Among known animals, only humans and chimpanzees are capable of producing that specific sound. Yet chimpanzees do not inhabit North America. And no other wildlife in the region could replicate it.

Some researchers pointed to another possibility.

Bigfoot.

Across the continent, witnesses have reported similar whistles—used as warnings, signals, or territorial markers. Indigenous legends describe creatures that observe intruders, test them, and drive them away if necessary.

Some say these beings can disappear instantly.
Some say they move between spaces unseen.
Some say they protect ancient places.

Skeptics scoff.

But the evidence—however fragmentary—remains.

Dale’s photographs.
The recordings.
The footprints found near the remains—far larger than any known human’s.
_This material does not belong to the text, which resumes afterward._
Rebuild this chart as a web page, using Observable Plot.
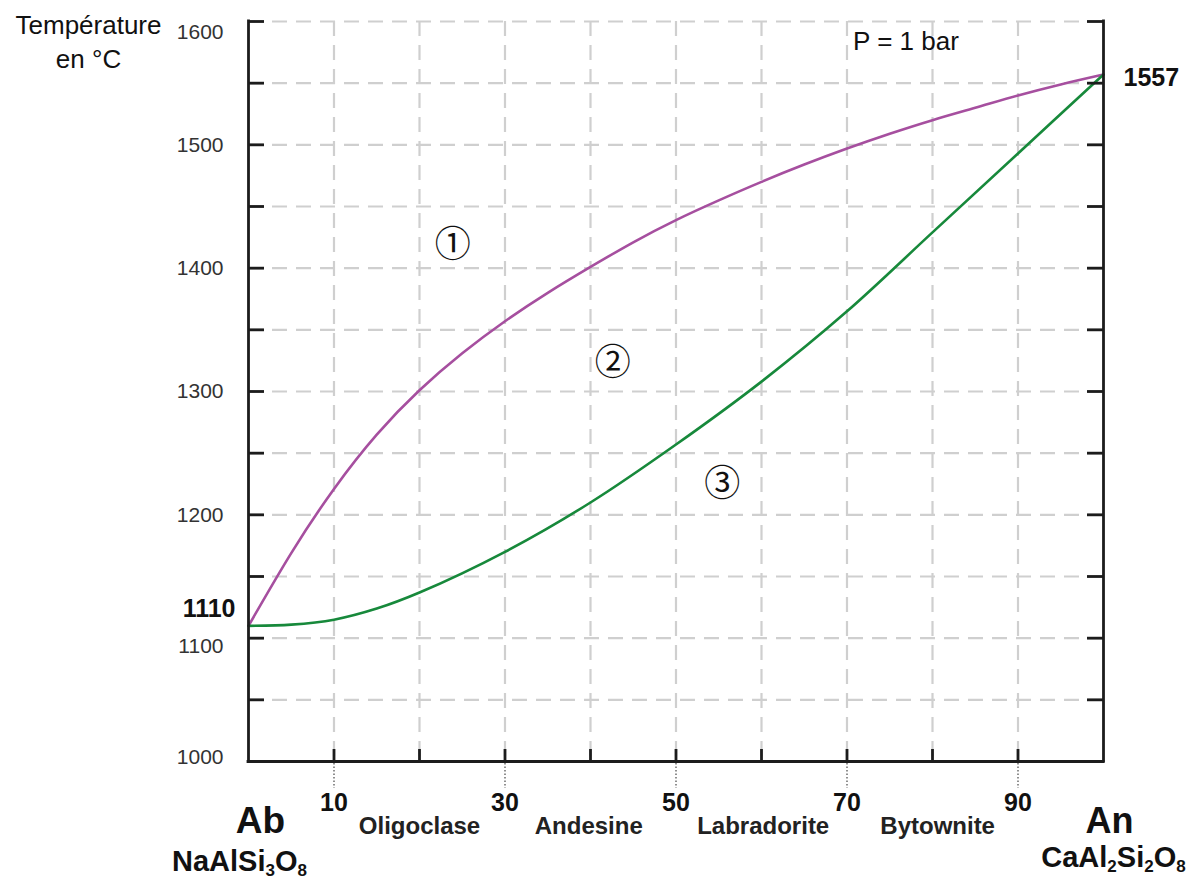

And the silence that followed.


Today, Mesa Verde remains open to visitors. Families hike the trails. Children peer into cliff dwellings. Guides tell stories of ancient builders and vanished civilizations.

Few mention Dale Stalling.

Fewer still speak of what may have followed him through the trees.
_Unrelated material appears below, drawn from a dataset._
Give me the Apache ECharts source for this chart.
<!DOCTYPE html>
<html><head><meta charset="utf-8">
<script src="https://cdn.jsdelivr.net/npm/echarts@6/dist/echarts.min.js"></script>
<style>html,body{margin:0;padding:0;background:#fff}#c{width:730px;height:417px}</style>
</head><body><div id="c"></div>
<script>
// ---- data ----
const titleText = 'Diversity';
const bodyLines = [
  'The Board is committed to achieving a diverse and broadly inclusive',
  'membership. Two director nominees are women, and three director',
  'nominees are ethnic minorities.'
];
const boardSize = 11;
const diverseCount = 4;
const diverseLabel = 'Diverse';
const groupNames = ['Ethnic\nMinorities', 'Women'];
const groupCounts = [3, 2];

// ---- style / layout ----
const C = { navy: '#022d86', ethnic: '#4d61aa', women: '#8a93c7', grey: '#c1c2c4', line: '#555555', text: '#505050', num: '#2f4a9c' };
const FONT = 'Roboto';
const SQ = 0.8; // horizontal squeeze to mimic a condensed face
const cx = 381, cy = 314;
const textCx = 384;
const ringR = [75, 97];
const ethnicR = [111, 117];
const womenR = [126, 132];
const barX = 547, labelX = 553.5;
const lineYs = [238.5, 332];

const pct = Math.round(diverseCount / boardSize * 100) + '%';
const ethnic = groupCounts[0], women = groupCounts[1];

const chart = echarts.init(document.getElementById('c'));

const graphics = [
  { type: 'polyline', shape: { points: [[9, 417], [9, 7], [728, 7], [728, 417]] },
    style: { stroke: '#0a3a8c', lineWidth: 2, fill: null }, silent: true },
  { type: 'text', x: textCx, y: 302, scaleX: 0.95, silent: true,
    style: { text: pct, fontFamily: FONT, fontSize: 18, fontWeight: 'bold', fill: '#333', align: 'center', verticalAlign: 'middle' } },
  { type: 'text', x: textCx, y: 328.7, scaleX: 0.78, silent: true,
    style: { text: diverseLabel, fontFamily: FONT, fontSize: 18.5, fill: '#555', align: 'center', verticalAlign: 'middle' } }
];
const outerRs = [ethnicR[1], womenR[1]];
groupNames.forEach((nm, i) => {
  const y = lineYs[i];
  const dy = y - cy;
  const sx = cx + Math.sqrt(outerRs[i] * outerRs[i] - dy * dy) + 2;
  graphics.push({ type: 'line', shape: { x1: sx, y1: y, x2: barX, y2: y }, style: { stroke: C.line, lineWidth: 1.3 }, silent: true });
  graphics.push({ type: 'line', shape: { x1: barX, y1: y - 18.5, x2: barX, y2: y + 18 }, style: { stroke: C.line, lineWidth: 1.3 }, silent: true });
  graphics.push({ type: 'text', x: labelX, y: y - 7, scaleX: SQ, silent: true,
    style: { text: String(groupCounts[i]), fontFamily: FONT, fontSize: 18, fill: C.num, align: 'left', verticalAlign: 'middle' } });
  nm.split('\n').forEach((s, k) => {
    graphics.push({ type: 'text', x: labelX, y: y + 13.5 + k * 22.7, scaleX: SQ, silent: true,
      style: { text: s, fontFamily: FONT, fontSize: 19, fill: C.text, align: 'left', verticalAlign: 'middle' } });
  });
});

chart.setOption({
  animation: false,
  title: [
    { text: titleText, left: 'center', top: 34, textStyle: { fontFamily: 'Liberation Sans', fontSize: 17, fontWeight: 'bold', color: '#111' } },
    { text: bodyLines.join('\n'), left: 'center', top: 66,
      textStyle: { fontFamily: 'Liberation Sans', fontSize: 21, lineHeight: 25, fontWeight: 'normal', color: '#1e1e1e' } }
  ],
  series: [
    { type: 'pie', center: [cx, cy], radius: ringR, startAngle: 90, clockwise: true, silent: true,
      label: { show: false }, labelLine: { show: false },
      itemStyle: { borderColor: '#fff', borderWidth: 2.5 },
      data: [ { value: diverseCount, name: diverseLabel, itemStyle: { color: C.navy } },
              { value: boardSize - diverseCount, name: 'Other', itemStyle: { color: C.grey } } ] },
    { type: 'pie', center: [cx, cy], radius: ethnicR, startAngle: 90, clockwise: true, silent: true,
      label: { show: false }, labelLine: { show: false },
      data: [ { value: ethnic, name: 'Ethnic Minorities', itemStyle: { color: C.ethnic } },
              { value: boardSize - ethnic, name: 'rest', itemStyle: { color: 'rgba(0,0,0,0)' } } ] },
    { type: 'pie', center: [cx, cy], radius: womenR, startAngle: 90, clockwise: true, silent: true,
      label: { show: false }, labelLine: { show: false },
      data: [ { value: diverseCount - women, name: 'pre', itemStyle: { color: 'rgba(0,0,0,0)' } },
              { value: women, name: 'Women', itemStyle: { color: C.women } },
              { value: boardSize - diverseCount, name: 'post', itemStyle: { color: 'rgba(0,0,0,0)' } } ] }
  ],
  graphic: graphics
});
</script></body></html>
But some park rangers say that when the forest goes quiet—too quiet—you should turn back. That when you hear a whistle that doesn’t belong, you shouldn’t answer.

Because the wilderness is older than we are.
And not everything that lives there wants to be found.

Dale went looking for history.

Instead, he became part of a mystery that refuses to die.

And somewhere in Mesa Verde, the trees still stand, keeping their secrets—just as they always have.